What you have to do>
Identify the lines holding "this" and copy them.

Given entries>
────────

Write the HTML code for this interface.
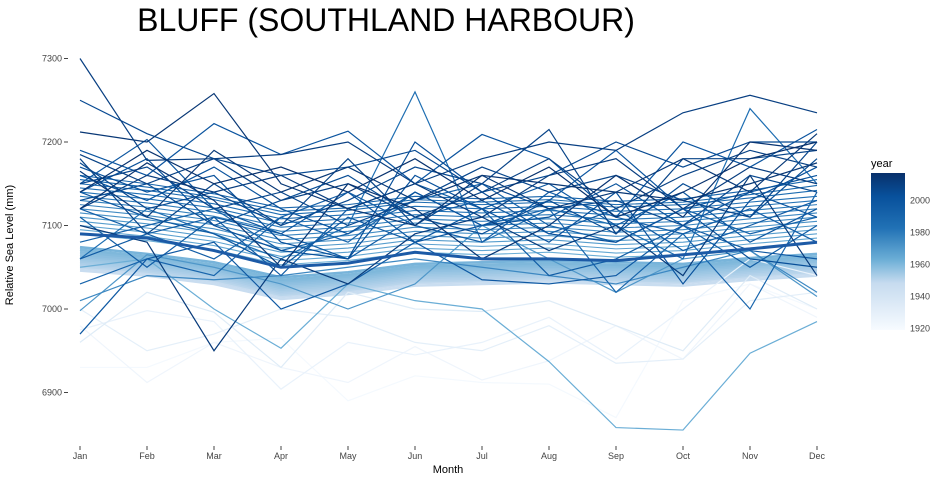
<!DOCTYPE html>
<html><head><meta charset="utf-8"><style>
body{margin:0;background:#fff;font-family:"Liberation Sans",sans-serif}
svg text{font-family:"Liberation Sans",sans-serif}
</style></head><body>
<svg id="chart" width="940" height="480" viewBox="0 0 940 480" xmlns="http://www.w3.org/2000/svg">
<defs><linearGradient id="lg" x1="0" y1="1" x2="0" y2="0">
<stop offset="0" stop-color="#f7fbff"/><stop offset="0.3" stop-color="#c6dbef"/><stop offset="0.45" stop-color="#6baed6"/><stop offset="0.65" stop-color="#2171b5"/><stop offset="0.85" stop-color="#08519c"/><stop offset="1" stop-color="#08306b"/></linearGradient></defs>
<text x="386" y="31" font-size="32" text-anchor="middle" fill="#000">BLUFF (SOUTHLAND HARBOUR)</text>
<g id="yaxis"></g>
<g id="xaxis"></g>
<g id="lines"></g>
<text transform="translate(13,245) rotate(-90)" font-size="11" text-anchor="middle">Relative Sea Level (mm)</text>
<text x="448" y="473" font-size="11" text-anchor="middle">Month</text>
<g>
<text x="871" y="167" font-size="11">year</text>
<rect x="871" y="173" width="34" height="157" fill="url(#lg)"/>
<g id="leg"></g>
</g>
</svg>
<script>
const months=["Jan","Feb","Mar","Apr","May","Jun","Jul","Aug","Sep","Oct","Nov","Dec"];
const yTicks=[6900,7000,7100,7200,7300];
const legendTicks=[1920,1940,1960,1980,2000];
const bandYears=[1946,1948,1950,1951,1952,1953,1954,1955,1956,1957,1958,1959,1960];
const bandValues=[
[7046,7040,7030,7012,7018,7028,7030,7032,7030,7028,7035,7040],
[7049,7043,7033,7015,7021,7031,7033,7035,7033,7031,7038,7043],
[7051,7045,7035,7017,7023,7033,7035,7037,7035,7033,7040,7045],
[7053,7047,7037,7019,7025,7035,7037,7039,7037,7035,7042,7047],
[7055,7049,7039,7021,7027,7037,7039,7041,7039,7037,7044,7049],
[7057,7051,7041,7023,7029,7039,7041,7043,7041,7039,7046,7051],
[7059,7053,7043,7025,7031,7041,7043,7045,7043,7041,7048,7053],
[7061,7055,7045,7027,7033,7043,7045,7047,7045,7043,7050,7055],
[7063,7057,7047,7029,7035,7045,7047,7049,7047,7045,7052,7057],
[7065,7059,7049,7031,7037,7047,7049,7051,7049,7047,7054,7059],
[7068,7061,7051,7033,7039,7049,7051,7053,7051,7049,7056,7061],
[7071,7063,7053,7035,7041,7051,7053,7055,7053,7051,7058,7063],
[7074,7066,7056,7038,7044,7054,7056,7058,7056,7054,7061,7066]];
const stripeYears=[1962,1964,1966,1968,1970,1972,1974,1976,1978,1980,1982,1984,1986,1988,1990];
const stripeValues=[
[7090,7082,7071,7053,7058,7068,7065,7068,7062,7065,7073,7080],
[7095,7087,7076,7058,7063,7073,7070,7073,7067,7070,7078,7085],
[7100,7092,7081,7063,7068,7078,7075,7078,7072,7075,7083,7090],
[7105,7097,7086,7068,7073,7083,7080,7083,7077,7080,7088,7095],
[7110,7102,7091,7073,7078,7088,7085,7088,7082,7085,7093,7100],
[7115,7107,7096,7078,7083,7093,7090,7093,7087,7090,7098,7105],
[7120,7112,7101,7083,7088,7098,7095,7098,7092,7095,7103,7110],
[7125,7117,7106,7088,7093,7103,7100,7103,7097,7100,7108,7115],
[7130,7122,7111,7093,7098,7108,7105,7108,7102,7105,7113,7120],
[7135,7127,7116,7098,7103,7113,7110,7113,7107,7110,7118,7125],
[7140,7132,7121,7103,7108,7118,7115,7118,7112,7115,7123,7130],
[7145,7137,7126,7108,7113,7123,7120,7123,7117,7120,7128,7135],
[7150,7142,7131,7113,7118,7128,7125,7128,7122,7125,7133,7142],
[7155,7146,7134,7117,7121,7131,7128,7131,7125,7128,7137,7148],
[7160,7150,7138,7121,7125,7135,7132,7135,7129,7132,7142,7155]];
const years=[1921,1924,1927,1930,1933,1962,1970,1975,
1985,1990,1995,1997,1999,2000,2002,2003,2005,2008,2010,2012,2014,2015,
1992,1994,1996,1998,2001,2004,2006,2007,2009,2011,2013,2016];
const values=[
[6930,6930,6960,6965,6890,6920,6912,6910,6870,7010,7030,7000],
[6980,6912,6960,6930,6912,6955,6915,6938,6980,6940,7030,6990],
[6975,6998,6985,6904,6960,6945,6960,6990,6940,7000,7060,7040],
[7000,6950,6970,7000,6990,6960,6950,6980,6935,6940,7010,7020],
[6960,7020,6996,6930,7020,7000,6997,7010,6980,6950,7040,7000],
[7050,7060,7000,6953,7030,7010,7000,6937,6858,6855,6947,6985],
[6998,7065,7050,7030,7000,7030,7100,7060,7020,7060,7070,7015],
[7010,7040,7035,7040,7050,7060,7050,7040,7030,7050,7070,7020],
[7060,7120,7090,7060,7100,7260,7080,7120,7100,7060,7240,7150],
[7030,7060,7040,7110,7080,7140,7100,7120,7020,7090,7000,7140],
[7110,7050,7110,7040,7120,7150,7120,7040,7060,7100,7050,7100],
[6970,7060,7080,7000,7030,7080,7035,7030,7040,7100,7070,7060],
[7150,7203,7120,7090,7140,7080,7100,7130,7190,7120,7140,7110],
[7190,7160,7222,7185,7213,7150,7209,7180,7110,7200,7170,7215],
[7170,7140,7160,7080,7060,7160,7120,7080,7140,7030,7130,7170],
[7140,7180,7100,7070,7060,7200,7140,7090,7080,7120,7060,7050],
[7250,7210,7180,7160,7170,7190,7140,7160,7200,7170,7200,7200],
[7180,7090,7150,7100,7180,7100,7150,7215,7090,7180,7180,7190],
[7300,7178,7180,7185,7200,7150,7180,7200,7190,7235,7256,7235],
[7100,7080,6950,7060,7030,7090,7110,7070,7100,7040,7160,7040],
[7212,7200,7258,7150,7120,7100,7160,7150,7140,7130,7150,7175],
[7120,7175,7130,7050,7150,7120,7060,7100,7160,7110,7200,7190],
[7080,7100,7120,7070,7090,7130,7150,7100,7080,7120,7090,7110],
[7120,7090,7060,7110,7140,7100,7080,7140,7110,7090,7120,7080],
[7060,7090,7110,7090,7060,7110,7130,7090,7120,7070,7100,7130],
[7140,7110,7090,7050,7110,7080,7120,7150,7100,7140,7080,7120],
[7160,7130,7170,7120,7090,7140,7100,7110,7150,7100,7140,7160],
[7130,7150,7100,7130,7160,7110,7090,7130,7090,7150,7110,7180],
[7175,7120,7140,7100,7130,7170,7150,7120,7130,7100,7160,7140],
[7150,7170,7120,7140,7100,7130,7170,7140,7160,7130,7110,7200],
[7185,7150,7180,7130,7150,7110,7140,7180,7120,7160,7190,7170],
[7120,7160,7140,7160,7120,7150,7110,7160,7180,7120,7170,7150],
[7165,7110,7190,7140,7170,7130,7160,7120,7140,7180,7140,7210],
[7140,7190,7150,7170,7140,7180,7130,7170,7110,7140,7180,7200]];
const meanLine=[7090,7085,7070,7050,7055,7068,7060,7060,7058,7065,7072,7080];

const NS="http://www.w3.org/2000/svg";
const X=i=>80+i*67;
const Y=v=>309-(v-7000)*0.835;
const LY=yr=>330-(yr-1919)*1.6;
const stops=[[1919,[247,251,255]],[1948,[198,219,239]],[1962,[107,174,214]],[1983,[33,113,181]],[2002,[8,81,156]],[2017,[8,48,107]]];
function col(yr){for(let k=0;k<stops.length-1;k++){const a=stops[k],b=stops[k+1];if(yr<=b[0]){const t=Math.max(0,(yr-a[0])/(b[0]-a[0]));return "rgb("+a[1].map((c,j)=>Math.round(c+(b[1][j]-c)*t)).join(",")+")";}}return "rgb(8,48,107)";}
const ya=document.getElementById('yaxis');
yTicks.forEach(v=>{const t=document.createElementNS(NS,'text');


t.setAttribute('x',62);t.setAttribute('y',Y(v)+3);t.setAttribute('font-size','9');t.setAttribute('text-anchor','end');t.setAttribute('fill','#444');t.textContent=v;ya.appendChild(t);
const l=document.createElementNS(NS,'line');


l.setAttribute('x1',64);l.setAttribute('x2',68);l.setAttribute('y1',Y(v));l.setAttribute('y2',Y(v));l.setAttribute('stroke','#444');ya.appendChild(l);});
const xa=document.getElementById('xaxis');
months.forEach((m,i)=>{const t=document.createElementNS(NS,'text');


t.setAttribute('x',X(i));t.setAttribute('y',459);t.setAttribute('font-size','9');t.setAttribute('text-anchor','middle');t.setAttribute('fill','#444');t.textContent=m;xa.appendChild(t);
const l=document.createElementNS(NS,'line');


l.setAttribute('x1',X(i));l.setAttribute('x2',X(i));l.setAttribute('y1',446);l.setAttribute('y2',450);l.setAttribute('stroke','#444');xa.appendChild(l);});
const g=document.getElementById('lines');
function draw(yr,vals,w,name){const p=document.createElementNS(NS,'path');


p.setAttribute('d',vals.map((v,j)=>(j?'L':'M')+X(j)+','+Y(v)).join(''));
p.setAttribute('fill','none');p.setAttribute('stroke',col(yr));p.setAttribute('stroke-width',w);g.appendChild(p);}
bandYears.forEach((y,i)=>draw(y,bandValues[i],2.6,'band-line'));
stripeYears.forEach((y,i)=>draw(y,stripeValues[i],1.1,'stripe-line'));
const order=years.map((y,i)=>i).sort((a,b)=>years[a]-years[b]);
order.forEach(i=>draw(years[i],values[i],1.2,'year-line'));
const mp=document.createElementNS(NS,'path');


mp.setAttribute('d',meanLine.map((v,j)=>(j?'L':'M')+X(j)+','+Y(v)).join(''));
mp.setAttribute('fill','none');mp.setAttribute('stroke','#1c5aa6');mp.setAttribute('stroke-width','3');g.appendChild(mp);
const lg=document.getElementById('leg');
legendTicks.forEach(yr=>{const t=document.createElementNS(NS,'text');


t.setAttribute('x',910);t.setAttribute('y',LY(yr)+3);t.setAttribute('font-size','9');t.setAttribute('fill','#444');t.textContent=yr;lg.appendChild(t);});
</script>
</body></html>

────────

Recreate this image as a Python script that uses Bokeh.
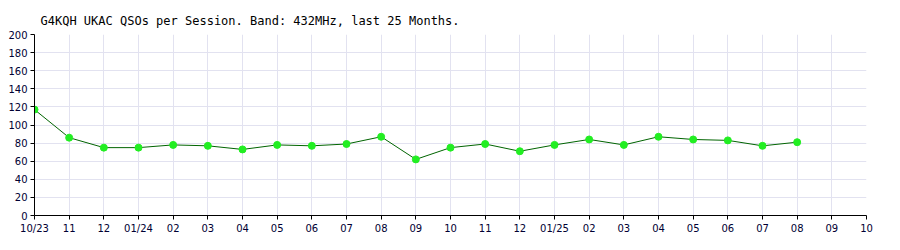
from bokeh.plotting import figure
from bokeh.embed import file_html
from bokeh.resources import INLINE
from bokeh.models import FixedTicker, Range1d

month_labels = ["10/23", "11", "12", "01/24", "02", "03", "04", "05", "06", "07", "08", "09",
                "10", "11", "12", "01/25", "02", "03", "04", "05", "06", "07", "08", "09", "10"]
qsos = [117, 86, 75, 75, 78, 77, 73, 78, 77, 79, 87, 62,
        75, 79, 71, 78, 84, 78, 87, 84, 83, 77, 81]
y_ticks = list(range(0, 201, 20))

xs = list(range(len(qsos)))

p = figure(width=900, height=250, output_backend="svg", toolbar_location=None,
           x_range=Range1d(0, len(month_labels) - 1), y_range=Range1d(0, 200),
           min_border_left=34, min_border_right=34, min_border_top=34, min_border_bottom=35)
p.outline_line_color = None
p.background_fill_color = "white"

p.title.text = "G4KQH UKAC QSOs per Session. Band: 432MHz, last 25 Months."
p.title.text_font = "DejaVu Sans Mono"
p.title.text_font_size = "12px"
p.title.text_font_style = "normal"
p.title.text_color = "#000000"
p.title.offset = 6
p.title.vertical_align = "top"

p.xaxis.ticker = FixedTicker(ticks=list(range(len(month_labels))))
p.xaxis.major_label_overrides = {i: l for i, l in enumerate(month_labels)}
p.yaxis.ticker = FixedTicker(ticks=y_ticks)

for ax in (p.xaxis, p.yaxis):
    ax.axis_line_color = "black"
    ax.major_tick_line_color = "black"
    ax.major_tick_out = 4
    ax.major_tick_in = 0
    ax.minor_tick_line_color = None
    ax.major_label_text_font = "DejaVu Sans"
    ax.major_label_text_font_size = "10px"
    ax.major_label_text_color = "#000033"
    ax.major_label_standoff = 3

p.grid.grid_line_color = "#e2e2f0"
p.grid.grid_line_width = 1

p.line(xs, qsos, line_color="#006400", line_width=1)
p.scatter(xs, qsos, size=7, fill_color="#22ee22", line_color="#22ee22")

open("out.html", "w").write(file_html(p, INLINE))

────────

The result>
Write the HTML code for this interface.
Recreate this image as a Python script that uses Bokeh.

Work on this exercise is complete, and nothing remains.